- Work to be completed -
Leaving out the pictures, retype the lines from the beginning of the listing through the line containing "(0,0) rectangle (1515,516);".

______________________________

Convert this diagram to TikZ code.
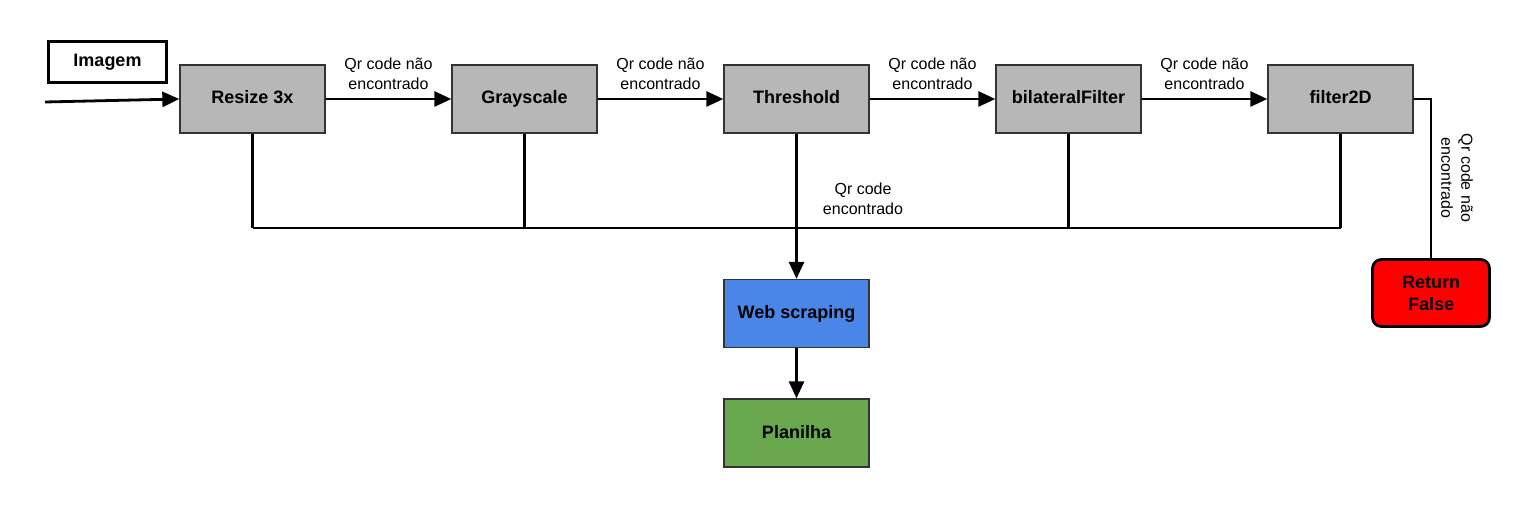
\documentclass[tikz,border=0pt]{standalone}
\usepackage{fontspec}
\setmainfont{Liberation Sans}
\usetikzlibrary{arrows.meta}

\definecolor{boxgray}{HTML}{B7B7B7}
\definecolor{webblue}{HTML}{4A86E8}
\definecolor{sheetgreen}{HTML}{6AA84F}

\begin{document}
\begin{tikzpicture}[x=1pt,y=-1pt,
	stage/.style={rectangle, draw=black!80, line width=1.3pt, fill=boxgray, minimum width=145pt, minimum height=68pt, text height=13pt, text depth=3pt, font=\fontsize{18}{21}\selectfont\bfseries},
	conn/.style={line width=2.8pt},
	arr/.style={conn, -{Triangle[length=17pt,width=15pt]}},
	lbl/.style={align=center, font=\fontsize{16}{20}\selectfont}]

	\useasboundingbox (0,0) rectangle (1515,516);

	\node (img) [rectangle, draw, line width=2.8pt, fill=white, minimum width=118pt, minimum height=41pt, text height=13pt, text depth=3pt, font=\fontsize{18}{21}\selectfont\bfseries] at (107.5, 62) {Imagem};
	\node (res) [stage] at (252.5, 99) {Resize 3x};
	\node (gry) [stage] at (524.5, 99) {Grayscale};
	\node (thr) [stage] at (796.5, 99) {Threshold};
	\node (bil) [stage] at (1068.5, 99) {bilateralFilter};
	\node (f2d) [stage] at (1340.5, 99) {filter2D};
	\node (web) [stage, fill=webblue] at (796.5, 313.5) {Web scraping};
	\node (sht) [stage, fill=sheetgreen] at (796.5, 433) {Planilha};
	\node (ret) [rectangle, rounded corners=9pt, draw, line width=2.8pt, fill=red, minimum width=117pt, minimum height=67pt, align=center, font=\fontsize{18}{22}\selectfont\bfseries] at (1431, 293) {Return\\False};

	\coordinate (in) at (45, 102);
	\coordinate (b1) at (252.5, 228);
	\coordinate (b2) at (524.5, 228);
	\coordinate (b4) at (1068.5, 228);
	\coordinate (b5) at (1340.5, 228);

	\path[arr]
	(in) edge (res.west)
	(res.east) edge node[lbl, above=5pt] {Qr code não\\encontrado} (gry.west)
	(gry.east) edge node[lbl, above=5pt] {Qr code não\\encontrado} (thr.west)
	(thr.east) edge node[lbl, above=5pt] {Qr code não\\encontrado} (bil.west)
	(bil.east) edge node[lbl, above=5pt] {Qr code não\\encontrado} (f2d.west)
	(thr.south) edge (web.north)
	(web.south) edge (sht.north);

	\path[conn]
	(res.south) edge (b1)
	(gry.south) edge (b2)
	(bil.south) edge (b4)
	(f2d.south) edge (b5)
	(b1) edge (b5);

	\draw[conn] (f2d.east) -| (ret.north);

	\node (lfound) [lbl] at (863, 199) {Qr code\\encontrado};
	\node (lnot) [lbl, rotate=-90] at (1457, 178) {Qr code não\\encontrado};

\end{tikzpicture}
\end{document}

______________________________

- In response -
Convert this diagram to TikZ code.
\documentclass[tikz,border=0pt]{standalone}
\usepackage{fontspec}
\setmainfont{Liberation Sans}
\usetikzlibrary{arrows.meta}

\definecolor{boxgray}{HTML}{B7B7B7}
\definecolor{webblue}{HTML}{4A86E8}
\definecolor{sheetgreen}{HTML}{6AA84F}

\begin{document}
\begin{tikzpicture}[x=1pt,y=-1pt,
	stage/.style={rectangle, draw=black!80, line width=1.3pt, fill=boxgray, minimum width=145pt, minimum height=68pt, text height=13pt, text depth=3pt, font=\fontsize{18}{21}\selectfont\bfseries},
	conn/.style={line width=2.8pt},
	arr/.style={conn, -{Triangle[length=17pt,width=15pt]}},
	lbl/.style={align=center, font=\fontsize{16}{20}\selectfont}]

	\useasboundingbox (0,0) rectangle (1515,516);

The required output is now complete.